Drug testing in cricket: All players 'hair tested' in pilot scheme
Every professional cricketer in England and Wales has been "hair tested" for illegal drugs, the BBC has learned.
It marks a significant increase in the scope of testing in domestic cricket, which employs over 400 players.
Testing hair samples can reveal drug use stretching back over as long as three months.
Cricket was urged to step up its testing after the death of Surrey batsman Tom Maynard, who died on a railway line in London in 2012.
Maynard, 23, was struck by a Tube train while drunk and high on drugs.
After his inquest in February 2013, English cricket bosses announced that they planned to step up testing for recreational drugs.

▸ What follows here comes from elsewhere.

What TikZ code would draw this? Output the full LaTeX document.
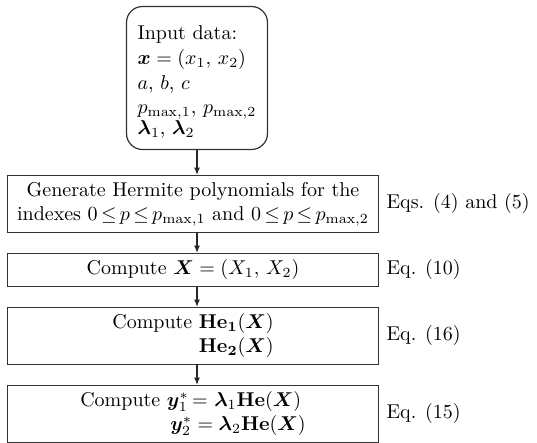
\documentclass[tikz,border=0pt]{standalone}
\usepackage{amsmath,bm}
\usetikzlibrary{arrows.meta}
\begin{document}
\begin{tikzpicture}[x=0.5pt,y=-0.5pt,line width=0.6pt,
  every node/.style={inner sep=0pt},
  stepbox/.style={draw=black!80,minimum width=185.5pt,align=center},
  eqlabel/.style={anchor=west},
  arr/.style={-{Latex[length=3.6pt,width=3pt]},draw=black!85}]
  \useasboundingbox (0,0) rectangle (537,443);
  \node[draw=black!80,rounded corners=8pt,minimum width=70.5pt,minimum height=71.5pt] (input) at (197,78)
    {\begin{tabular}{@{}l@{}}\rule{0pt}{13pt}Input data:\\[0.5pt] $\bm{x} = (x_1,\, x_2)$\\[0.5pt] $a$, $b$, $c$\\ $p_{\max,1}$, $p_{\max,2}$\\[-1.5pt] $\bm{\lambda}_1$, $\bm{\lambda}_2$\end{tabular}};
  \node[stepbox,minimum height=28.5pt] (gen) at (193,204)
    {Generate Hermite polynomials for the\\ \thickmuskip=3mu indexes $0\le p\le p_{\max,1}$ and $0\le p\le p_{\max,2}$};
  \node[stepbox,minimum height=16.5pt] (compX) at (193,270) {Compute $\bm{X} = (X_1,\, X_2)$};
  \node[stepbox,minimum height=28.5pt] (compHe) at (193,336)
    {\begin{tabular}{@{}l@{ }l@{}}Compute & $\mathbf{He_1}(\bm{X})$\\ & $\mathbf{He_2}(\bm{X})$\end{tabular}};
  \node[stepbox,minimum height=28.5pt] (compY) at (193,414)
    {\begin{tabular}{@{}l@{ }l@{}}Compute & $\bm{y}_1^*$\,= $\bm{\lambda}_1\mathbf{He}(\bm{X})$\\ & \,$\bm{y}_2^* = \bm{\lambda}_2\mathbf{He}(\bm{X})$\end{tabular}};
  % equation references
  \node[eqlabel] (eqgen) at (386,204) {Eqs. (4) and (5)};
  \node[eqlabel] (eqX) at (386,270) {Eq. (10)};
  \node[eqlabel] (eqHe) at (386,336) {Eq. (16)};
  \node[eqlabel] (eqY) at (386,414) {Eq. (15)};
  % arrows
  \draw[arr] (input.south) -- (input.south |- gen.north);
  \draw[arr] (input.south |- gen.south) -- (input.south |- compX.north);
  \draw[arr] (input.south |- compX.south) -- (input.south |- compHe.north);
  \draw[arr] (input.south |- compHe.south) -- (input.south |- compY.north);
\end{tikzpicture}
\end{document}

Speaking after a jury at Westminster Coroner's Court returned a verdict of accidental death, coroner Dr Fiona Wilcox urged cricket and other sports to introduce hair testing to determine long-term drug habits.
The Professional Cricketers Association (PCA) and England and Wales Cricket Board instigated a pilot project involving all 18 first-class counties with the aim of discovering how widely cocaine and cannabis, among other drugs, were used by professionals.
Cricketers were informed that the results of the pilot test would remain confidential, with counselling and treatment offered initially in the wake of a 'positive'.
The PCA will not reveal the specific results of the pilot testing scheme, but when contacted by BBC Sport a spokesman described the results as "excellent".